High-Performance FPGA-Based CNN Accelerator With Block-Floating-Point Arithmetic

Abstract: Convolutional neural networks (CNNs) are widely used and have achieved great success in computer vision and speech processing applications. However, deploying the large-scale CNN model in the embedded system is subject to the constraints of computation and memory. An optimized block-floating-point (BFP) arithmetic is adopted in our accelerator for efficient inference of deep neural networks in this paper. The feature maps and model parameters are represented in 16-bit and 8-bit formats, respectively, in the off-chip memory, which can reduce memory and off-chip bandwidth requirements by 50% and 75% compared to the 32-bit FP counterpart. The proposed 8-bit BFP arithmetic with optimized rounding and shifting-operation-based quantization schemes improves the energy and hardware efficiency by three times.

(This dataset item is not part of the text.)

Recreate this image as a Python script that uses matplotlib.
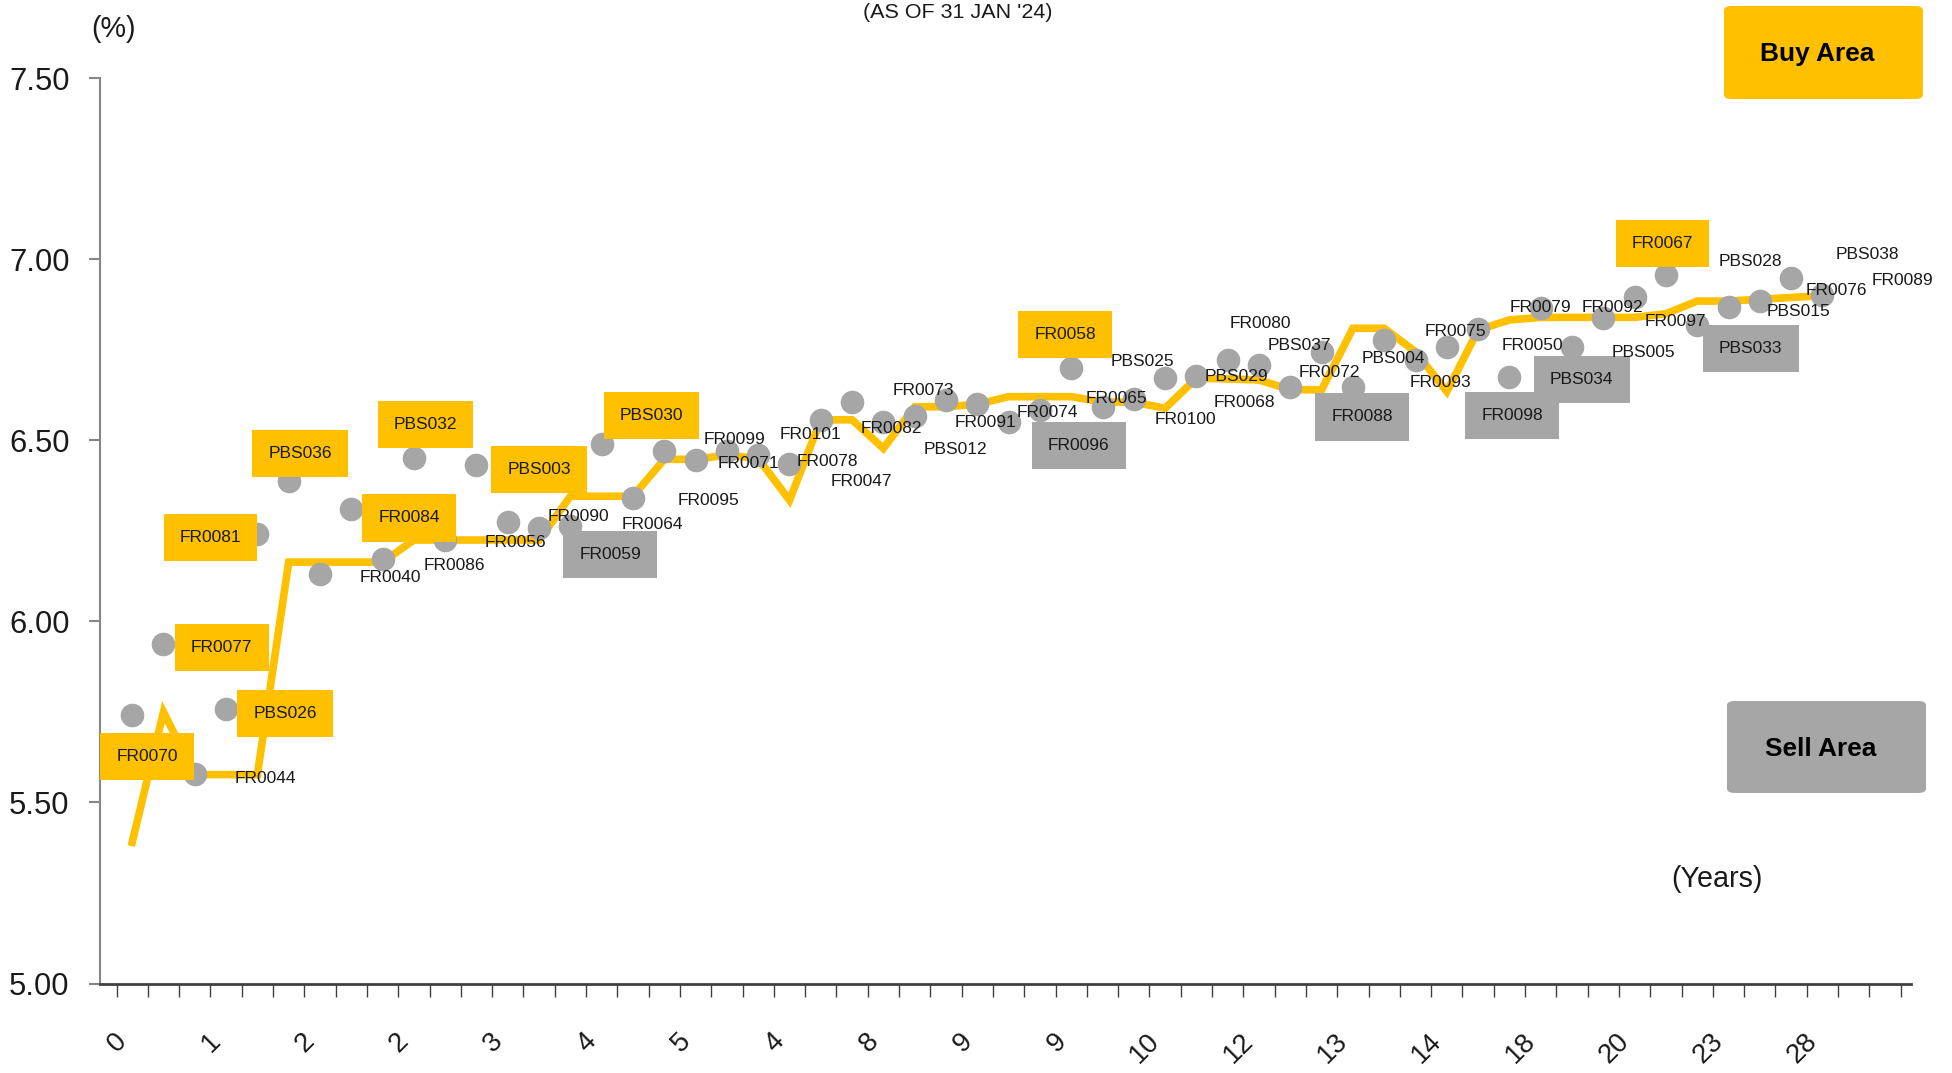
import numpy as np
import matplotlib
matplotlib.use('Agg')
import matplotlib.pyplot as plt
from matplotlib import font_manager
from matplotlib.patches import FancyBboxPatch

# narrow face if present, otherwise Arial-metric sans at a reduced size
_installed = {f.name for f in font_manager.fontManager.ttflist}
if 'Liberation Sans Narrow' in _installed:
    FAMILY, SCALE = 'Liberation Sans Narrow', 1.0
else:
    FAMILY, SCALE = 'Liberation Sans', 0.86
plt.rcParams['font.family'] = [FAMILY, 'DejaVu Sans']

# bond series, one per category (x axis), ordered by tenor
bonds = ['FR0070', 'FR0077', 'FR0044', 'PBS026', 'FR0081', 'PBS036', '', 'FR0084',
         'FR0040', 'PBS032', 'FR0086', 'PBS003', 'FR0056', 'FR0090', 'FR0059', 'PBS030',
         'FR0064', '', 'FR0095', 'FR0099', 'FR0071', 'FR0101', 'FR0078', 'FR0047',
         'FR0082', 'FR0073', 'PBS012', 'FR0091', 'FR0074', 'FR0096', 'FR0058', 'FR0065',
         'PBS025', 'FR0100', 'PBS029', 'FR0080', 'FR0068', 'PBS037', 'FR0072', 'FR0088',
         'PBS004', 'FR0093', 'FR0075', 'FR0050', 'FR0098', 'FR0079', 'PBS034', 'FR0092',
         'PBS005', 'FR0067', 'FR0097', 'PBS033', 'PBS028', 'PBS015', 'FR0076', 'PBS038',
         'FR0089']

# 'buy' = yellow box, 'sell' = grey box, '' = plain label
signal = ['buy', 'buy', '', 'buy', 'buy', 'buy', '', 'buy',
          '', 'buy', '', 'buy', '', '', 'sell', 'buy',
          '', '', '', '', '', '', '', '',
          '', '', '', '', '', 'sell', 'buy', '',
          '', '', '', '', '', '', '', 'sell',
          '', '', '', '', 'sell', '', 'sell', '',
          '', 'buy', '', 'sell', '', '', '', '',
          '']

# market yield (%) per bond
yields = [5.743, 5.939, 5.578, 5.758, 6.243, 6.388, 6.132, 6.310,
          6.172, 6.452, 6.225, 6.431, 6.275, 6.259, 6.263, 6.490,
          6.340, 6.470, 6.445, 6.470, 6.460, 6.435, 6.557, 6.607,
          6.552, 6.568, 6.612, 6.601, 6.552, 6.584, 6.699, 6.593,
          6.614, 6.672, 6.678, 6.722, 6.709, 6.649, 6.745, 6.649,
          6.778, 6.722, 6.759, 6.807, 6.676, 6.865, 6.759, 6.837,
          6.897, 6.957, 6.819, 6.870, 6.884, 6.948, 6.902, np.nan,
          np.nan]

# fitted yield curve (%)
curve = [5.390, 5.750, 5.577, 5.577, 5.577, 6.164, 6.164, 6.164,
         6.164, 6.225, 6.225, 6.225, 6.225, 6.225, 6.346, 6.346,
         6.346, 6.448, 6.448, 6.460, 6.450, 6.335, 6.557, 6.557,
         6.478, 6.593, 6.593, 6.600, 6.621, 6.621, 6.621, 6.606,
         6.606, 6.589, 6.672, 6.670, 6.667, 6.640, 6.640, 6.810,
         6.810, 6.745, 6.635, 6.805, 6.833, 6.840, 6.840, 6.840,
         6.840, 6.850, 6.885, 6.885, 6.890, 6.895, 6.900, np.nan,
         np.nan]

tenor_labels = ['0', '1', '2', '2', '3', '4', '5', '4', '8', '9', '9', '10',
                '12', '13', '14', '18', '20', '23', '28']

# label placement: (category shift, yield shift) from the dot
label_offsets = [(0.48, -0.117), (1.86, -0.011), (2.25, -0.011), (1.88, -0.012),
                 (-1.5, -0.012), (0.36, 0.077), (0, 0), (1.85, -0.024),
                 (0.25, -0.051), (0.37, 0.092), (0.28, -0.07), (2.0, -0.011),
                 (0.26, -0.058), (1.25, 0.031), (1.28, -0.077), (1.59, 0.078),
                 (0.63, -0.071), (0, 0), (0.41, -0.111), (0.25, 0.033),
                 (-0.32, -0.023), (0.67, 0.081), (0.22, -0.116), (0.29, -0.221),
                 (0.25, -0.018), (0.28, 0.069), (0.31, -0.137), (0.26, -0.05),
                 (1.25, 0.026), (1.24, -0.098), (-0.2, 0.093), (0.43, 0.023),
                 (0.26, 0.105), (0.65, -0.114), (1.28, 0.0), (1.03, 0.101),
                 (-0.48, -0.103), (0.3, 0.112), (0.25, -0.057), (0.29, -0.084),
                 (0.28, -0.052), (0.79, -0.061), (0.26, 0.043), (1.72, -0.046),
                 (0.09, -0.108), (0.0, 0.002), (0.31, -0.091), (0.3, 0.03),
                 (0.29, -0.154), (-0.11, 0.086), (-0.71, 0.01), (0.71, -0.116),
                 (-0.29, 0.11), (0.25, -0.091), (0.44, 0.013), (0.44, 0.115),
                 (0.55, 0.043)]

YELLOW = '#FFC000'
GREY = '#A6A6A6'
INK = '#1a1a1a'

cats = np.arange(1, len(bonds) + 1)
yields = np.array(yields, dtype=float)
curve = np.array(curve, dtype=float)

fig = plt.figure(figsize=(19.52, 10.73), dpi=100)
ax = fig.add_axes([0.0512, 0.0834, 0.9278, 0.8435])

ax.plot(cats, curve, color=YELLOW, lw=5.5, zorder=2, solid_joinstyle='miter')
ax.plot(cats, yields, 'o', color=GREY, ms=17, mec='none', zorder=3)

last_curve = curve[np.isfinite(curve)][-1]
box_pad = 'square,pad=%.2f' % (0.8 / SCALE)
for i, name in enumerate(bonds):
    if not name:
        continue
    base = yields[i] if np.isfinite(yields[i]) else last_curve
    dx, dy = label_offsets[i]
    kw = dict(ha='center', va='center', fontsize=14.5 * SCALE, color=INK, zorder=5)
    if signal[i] == 'buy':
        kw['bbox'] = dict(boxstyle=box_pad, fc=YELLOW, ec='none')
    elif signal[i] == 'sell':
        kw['bbox'] = dict(boxstyle=box_pad, fc=GREY, ec='none')
    ax.text(cats[i] + dx, base + dy, name, **kw)

ax.set_xlim(-0.03, 57.83)
ax.set_ylim(5.0, 7.5)

# boundary ticks, labels every third category
ax.set_xticks(np.arange(0.5, len(bonds) + 1, 1.0), minor=True)
ax.set_xticks(cats[::3][:len(tenor_labels)])
ax.set_xticklabels(tenor_labels, rotation=45, ha='right', va='top',
                   fontsize=23 * SCALE, color=INK)
ax.tick_params(axis='x', which='major', length=0, pad=32)
ax.tick_params(axis='x', which='minor', length=9.5, width=1, color='#404040', direction='out')

ax.set_yticks(np.arange(5.0, 7.51, 0.5))
ax.set_yticklabels([f'{v:.2f}' for v in np.arange(5.0, 7.51, 0.5)],
                   fontsize=26 * SCALE, color=INK)
ax.tick_params(axis='y', length=8, width=1.5, color='#868686', pad=14)

ax.spines['top'].set_visible(False)
ax.spines['right'].set_visible(False)
ax.spines['left'].set_color('#868686')
ax.spines['left'].set_linewidth(1.5)
ax.spines['bottom'].set_color('#404040')
ax.spines['bottom'].set_linewidth(2)

fig.text(0.0584, 0.973, '(%)', fontsize=24 * SCALE, ha='center', va='center', color=INK)
fig.text(0.8796, 0.1808, '(Years)', fontsize=24 * SCALE, ha='center', va='center', color=INK)
fig.text(0.4908, 0.9835, "(AS OF 31 JAN '24)", fontsize=18 * SCALE, ha='center',
         va='baseline', color=INK)

# buy / sell legend boxes
for (x0, y0, x1, y1), fc, txt, ty in [((0.8832, 0.9077, 0.9851, 0.9944), YELLOW, 'Buy Area', 0.9497),
                                        ((0.8847, 0.2610, 0.9867, 0.3467), GREY, 'Sell Area', 0.302)]:
    fig.patches.append(FancyBboxPatch((x0, y0), x1 - x0, y1 - y0,
                                      boxstyle='round,pad=0,rounding_size=0.004',
                                      transform=fig.transFigure, fc=fc, ec='none'))
    fig.text((x0 + x1) / 2 - 0.003, ty, txt, fontsize=22 * SCALE, fontweight='bold',
             ha='center', va='center', color='#000000')

fig.savefig('out.png', dpi=100)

One CNN model can be deployed in our accelerator without retraining at the cost of an accuracy loss of not more than 0.12%. The proposed reconfigurable accelerator with three parallelism dimensions, ping-pong off-chip DDR3 memory access, and an optimized on-chip buffer group is implemented on the Xilinx VC709 evaluation board. Our accelerator achieves a performance of 760.83 GOP/s and 82.88 GOP/s/W under a 200-MHz working frequency, significantly outperforming previous accelerators.